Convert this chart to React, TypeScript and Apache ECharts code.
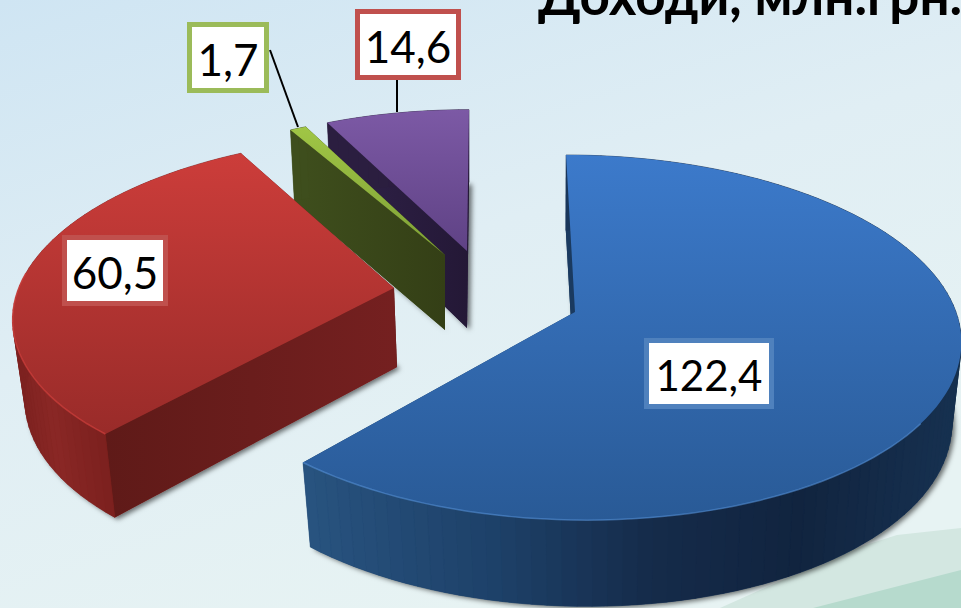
==
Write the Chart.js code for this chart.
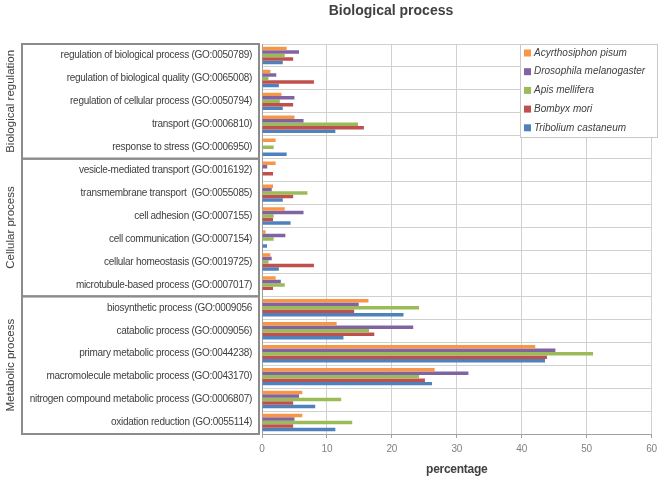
* * *
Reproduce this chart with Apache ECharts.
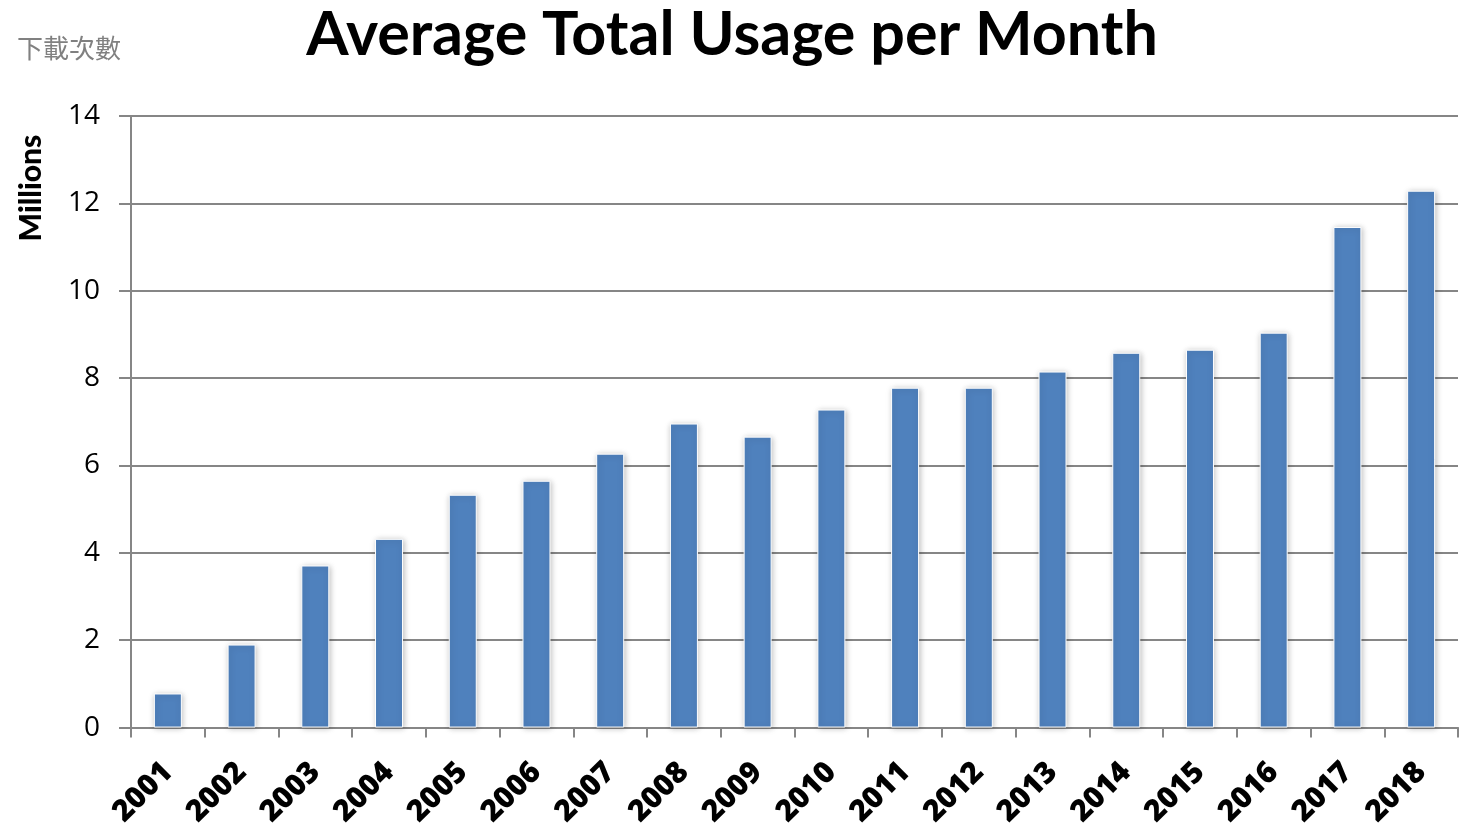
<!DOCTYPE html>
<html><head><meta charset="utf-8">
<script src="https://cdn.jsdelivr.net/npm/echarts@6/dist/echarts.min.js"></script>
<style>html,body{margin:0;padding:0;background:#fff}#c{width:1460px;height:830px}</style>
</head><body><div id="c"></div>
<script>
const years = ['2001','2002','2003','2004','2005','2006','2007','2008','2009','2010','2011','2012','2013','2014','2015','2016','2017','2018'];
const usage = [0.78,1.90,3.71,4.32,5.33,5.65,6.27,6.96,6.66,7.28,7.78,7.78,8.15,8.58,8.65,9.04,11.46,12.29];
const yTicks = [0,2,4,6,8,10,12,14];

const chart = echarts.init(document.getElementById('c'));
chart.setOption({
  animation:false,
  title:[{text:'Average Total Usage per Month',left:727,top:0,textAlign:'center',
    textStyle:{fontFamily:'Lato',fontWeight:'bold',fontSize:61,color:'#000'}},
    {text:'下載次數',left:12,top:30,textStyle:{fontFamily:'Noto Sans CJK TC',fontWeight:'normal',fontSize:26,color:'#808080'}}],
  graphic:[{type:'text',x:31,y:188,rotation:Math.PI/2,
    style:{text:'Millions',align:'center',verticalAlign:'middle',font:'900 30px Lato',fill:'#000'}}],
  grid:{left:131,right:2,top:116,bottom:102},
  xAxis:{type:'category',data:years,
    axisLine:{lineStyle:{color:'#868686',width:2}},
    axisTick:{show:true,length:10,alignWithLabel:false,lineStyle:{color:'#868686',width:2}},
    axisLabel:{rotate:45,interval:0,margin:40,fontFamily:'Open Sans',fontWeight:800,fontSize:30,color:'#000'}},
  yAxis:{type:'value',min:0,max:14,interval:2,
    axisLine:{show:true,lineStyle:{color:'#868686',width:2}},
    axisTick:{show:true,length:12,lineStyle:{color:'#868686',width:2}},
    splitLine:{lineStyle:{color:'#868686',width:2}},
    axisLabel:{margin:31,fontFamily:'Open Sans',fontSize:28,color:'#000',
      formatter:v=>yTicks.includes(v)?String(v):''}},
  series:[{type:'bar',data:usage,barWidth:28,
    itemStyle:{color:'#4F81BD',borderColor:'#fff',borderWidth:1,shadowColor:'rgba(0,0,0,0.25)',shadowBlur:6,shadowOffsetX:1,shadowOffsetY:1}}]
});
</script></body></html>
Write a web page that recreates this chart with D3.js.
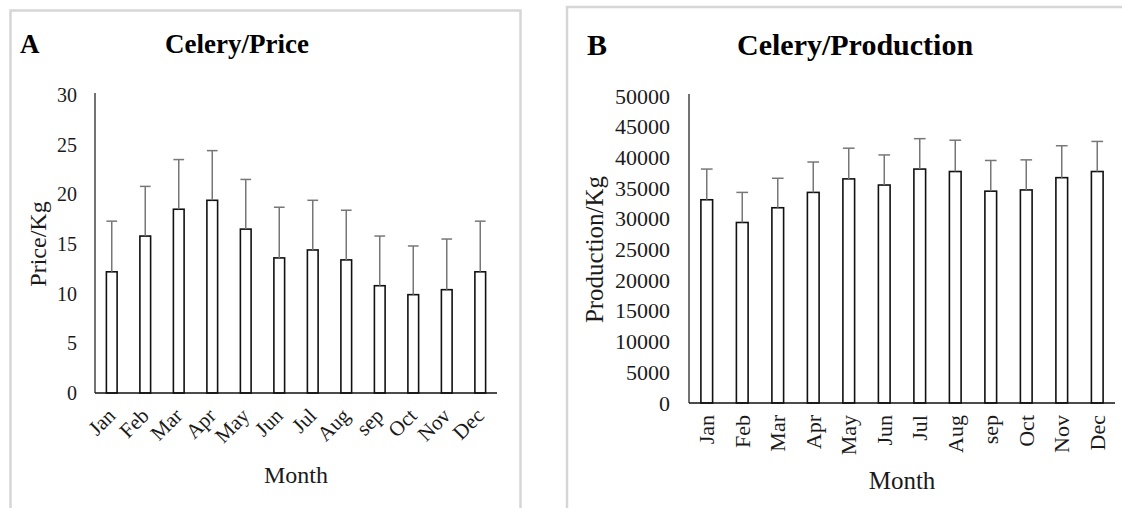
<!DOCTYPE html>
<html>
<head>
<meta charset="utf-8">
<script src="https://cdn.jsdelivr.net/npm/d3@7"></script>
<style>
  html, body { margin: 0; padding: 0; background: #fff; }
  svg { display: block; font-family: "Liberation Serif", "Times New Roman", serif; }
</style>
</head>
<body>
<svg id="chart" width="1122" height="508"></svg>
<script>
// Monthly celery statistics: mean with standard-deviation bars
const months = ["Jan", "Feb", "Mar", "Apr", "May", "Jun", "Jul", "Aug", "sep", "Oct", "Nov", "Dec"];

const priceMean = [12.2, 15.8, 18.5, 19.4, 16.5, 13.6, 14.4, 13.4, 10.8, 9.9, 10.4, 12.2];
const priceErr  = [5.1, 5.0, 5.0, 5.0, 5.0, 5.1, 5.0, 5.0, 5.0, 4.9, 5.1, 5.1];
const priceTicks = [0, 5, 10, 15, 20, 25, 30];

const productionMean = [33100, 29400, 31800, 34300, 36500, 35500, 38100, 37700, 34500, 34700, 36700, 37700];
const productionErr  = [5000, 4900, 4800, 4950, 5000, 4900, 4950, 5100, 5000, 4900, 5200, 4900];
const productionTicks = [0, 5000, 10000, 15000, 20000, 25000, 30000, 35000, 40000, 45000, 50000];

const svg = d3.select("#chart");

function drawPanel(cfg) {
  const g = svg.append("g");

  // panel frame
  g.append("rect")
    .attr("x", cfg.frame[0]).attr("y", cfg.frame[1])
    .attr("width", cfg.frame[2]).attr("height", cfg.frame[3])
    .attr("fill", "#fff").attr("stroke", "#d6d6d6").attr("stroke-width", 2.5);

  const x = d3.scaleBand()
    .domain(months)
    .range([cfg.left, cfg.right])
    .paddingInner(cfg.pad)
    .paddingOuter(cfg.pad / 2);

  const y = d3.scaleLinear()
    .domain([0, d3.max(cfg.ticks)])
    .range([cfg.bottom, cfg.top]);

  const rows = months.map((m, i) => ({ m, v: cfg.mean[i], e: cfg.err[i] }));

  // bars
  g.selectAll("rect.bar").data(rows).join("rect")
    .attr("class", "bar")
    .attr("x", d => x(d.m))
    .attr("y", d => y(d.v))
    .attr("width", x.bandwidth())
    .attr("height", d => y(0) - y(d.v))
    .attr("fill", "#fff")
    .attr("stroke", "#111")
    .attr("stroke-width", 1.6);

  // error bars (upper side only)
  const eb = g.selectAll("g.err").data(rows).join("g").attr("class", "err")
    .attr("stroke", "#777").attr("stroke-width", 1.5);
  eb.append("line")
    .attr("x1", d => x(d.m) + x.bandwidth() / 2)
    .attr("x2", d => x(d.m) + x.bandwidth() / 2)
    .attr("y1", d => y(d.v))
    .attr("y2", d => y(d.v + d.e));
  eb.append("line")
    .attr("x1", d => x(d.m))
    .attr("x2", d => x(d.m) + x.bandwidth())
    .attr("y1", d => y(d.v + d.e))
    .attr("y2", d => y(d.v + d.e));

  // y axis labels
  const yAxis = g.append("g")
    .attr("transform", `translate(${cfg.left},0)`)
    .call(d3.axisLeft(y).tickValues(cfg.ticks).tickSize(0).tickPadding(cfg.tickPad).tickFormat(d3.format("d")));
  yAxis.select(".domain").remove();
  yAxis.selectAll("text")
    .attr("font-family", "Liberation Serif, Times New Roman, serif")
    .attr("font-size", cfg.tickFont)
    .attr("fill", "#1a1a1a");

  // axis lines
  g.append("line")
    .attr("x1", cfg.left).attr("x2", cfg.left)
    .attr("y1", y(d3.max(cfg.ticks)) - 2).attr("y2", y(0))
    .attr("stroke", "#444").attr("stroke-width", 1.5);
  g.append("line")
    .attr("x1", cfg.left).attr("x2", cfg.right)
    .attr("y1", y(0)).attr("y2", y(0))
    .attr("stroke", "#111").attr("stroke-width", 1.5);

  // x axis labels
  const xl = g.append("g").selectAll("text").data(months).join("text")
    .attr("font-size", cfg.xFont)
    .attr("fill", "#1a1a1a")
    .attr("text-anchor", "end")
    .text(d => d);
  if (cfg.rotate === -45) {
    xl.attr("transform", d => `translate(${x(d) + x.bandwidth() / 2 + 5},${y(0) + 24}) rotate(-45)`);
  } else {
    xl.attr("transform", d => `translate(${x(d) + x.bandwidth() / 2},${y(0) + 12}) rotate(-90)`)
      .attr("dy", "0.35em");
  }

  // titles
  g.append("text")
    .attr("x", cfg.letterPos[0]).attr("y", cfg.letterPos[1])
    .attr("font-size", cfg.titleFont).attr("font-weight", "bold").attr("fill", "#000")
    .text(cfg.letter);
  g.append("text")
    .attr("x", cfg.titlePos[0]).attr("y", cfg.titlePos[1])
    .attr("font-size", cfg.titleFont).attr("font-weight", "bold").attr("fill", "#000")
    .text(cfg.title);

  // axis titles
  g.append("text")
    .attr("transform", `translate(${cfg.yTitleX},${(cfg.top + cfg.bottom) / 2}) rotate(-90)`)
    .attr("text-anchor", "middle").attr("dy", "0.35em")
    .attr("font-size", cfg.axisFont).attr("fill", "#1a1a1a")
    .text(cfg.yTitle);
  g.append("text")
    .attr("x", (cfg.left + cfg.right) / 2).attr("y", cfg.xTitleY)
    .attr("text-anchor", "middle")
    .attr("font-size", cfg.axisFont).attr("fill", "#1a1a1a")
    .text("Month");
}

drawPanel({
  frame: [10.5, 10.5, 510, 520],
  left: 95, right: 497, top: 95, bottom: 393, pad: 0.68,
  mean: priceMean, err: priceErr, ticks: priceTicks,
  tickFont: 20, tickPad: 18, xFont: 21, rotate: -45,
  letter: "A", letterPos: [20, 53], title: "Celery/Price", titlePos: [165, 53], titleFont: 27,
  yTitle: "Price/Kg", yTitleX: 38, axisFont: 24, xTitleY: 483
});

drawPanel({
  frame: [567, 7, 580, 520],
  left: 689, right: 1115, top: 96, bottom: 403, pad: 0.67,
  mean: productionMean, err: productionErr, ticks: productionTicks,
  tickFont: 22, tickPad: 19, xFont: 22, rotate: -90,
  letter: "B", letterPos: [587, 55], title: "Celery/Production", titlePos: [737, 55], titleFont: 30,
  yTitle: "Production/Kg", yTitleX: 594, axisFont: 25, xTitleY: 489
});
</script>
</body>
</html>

TASK —
Each line in the data that holds the string "code" should be found and copied.

SOLVED PROBLEM —
Convert this chart to React, TypeScript and Apache ECharts code.
Write the Chart.js code for this chart.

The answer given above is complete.